To be done.
Give the number of lines below that contain the word "this", and nothing else.

** START OF Provided entries **

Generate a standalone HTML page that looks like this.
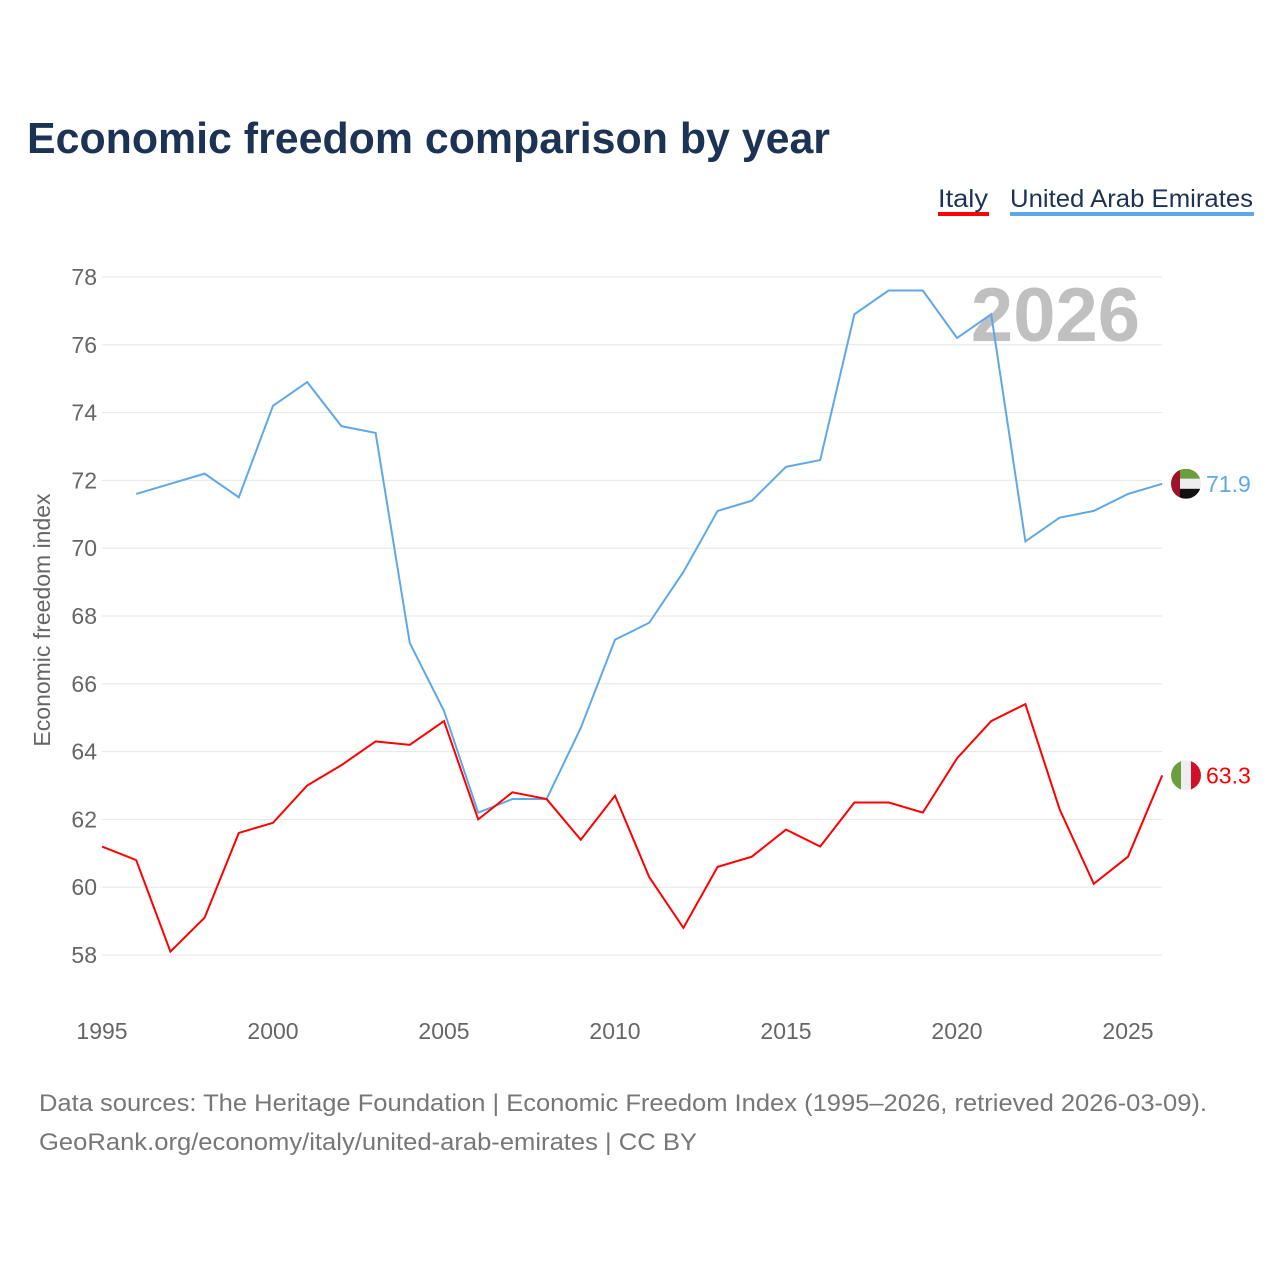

** END OF Provided entries **
** START OF Provided entries **

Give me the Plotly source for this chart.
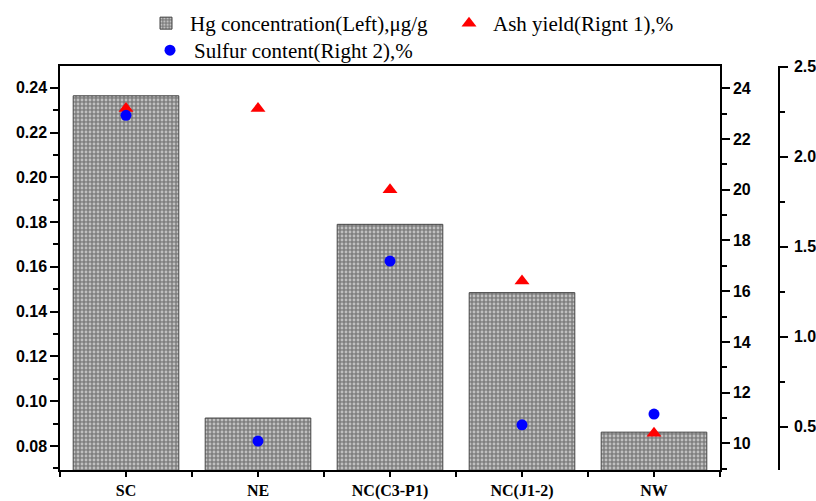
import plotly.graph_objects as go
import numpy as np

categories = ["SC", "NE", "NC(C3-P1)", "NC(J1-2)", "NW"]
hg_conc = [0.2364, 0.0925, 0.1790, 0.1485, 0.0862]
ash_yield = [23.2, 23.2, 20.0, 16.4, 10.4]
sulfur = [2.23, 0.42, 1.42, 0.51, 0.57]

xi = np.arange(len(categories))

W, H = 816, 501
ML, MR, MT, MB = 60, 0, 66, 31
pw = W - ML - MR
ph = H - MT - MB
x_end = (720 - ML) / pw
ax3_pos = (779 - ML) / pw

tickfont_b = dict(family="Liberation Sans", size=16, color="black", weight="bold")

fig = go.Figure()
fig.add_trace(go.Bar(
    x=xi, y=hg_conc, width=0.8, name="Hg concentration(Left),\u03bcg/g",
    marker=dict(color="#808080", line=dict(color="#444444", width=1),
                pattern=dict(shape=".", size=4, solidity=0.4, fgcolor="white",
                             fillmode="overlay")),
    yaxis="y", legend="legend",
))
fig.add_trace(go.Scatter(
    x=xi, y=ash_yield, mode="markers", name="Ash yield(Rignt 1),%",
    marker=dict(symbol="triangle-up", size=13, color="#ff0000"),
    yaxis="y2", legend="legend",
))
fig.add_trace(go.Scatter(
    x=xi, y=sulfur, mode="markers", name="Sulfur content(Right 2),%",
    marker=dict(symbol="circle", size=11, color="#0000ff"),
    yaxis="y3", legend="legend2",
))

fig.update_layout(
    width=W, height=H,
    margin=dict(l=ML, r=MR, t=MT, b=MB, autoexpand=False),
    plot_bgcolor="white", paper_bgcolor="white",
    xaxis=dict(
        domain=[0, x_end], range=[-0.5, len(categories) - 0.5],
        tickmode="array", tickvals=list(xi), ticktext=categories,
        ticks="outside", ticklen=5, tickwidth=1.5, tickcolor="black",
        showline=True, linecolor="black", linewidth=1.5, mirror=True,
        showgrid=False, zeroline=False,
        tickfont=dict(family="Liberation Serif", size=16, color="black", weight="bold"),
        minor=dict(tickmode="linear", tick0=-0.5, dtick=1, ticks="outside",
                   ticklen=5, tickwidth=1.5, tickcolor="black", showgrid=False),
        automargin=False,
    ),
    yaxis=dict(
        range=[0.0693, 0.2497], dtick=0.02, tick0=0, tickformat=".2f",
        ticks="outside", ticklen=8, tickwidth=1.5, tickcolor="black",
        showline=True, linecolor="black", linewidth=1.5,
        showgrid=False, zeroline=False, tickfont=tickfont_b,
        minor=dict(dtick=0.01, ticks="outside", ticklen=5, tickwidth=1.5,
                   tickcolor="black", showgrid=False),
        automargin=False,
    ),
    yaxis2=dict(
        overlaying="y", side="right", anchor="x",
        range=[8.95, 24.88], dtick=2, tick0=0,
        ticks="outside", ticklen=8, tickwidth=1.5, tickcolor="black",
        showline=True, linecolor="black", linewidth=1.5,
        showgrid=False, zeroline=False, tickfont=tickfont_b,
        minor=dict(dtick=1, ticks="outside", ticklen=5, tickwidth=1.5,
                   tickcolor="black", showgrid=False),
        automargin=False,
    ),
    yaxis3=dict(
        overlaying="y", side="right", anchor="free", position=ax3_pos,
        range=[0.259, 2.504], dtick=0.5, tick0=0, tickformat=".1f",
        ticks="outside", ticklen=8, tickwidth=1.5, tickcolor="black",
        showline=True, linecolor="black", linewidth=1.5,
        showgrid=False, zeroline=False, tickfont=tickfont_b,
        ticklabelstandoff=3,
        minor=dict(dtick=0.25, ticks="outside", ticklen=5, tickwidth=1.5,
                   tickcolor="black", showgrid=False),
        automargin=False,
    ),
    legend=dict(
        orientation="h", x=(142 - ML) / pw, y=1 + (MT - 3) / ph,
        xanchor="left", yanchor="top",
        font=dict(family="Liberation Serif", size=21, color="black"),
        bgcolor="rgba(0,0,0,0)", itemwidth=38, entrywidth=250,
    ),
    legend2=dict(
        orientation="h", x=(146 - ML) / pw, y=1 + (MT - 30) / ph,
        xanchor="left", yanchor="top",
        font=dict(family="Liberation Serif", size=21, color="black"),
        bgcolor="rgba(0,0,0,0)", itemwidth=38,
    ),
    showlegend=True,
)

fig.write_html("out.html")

** END OF Provided entries **
** START OF Provided entries **

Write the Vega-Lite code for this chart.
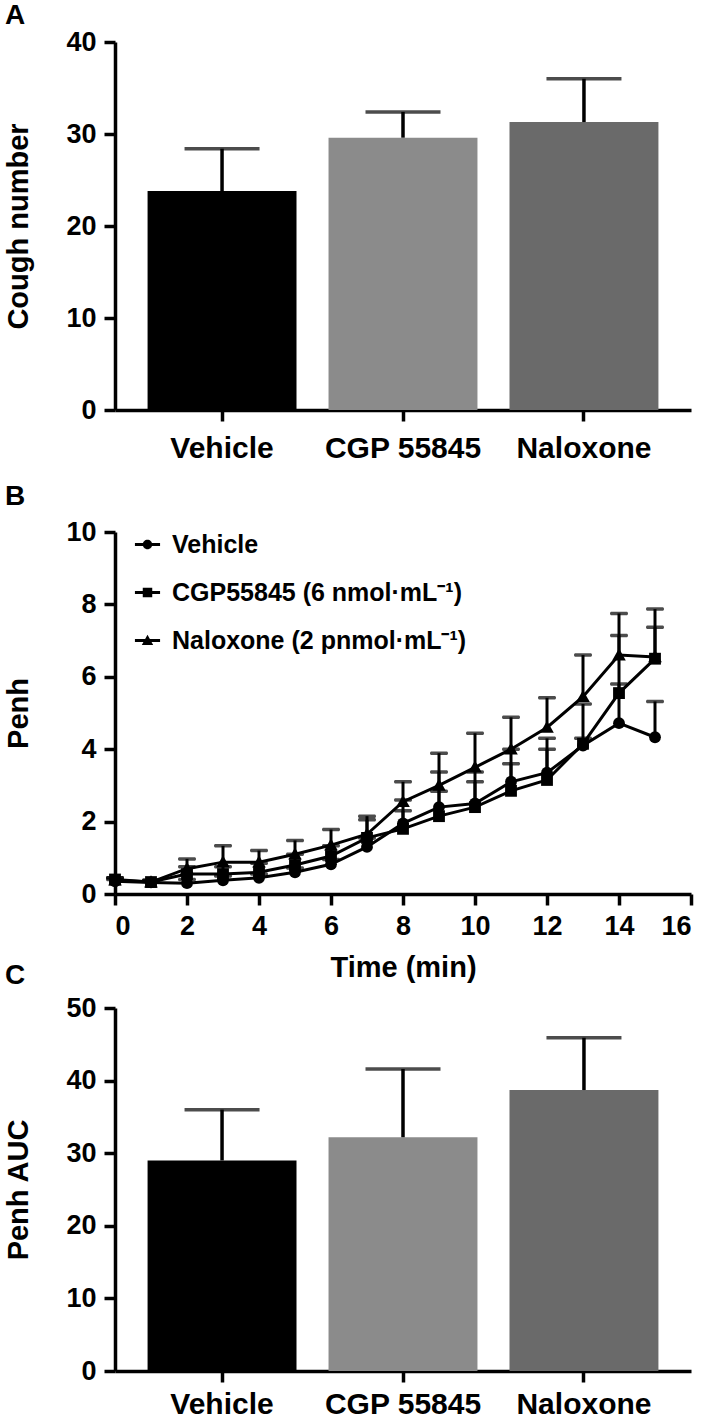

** END OF Provided entries **

Written solution.
3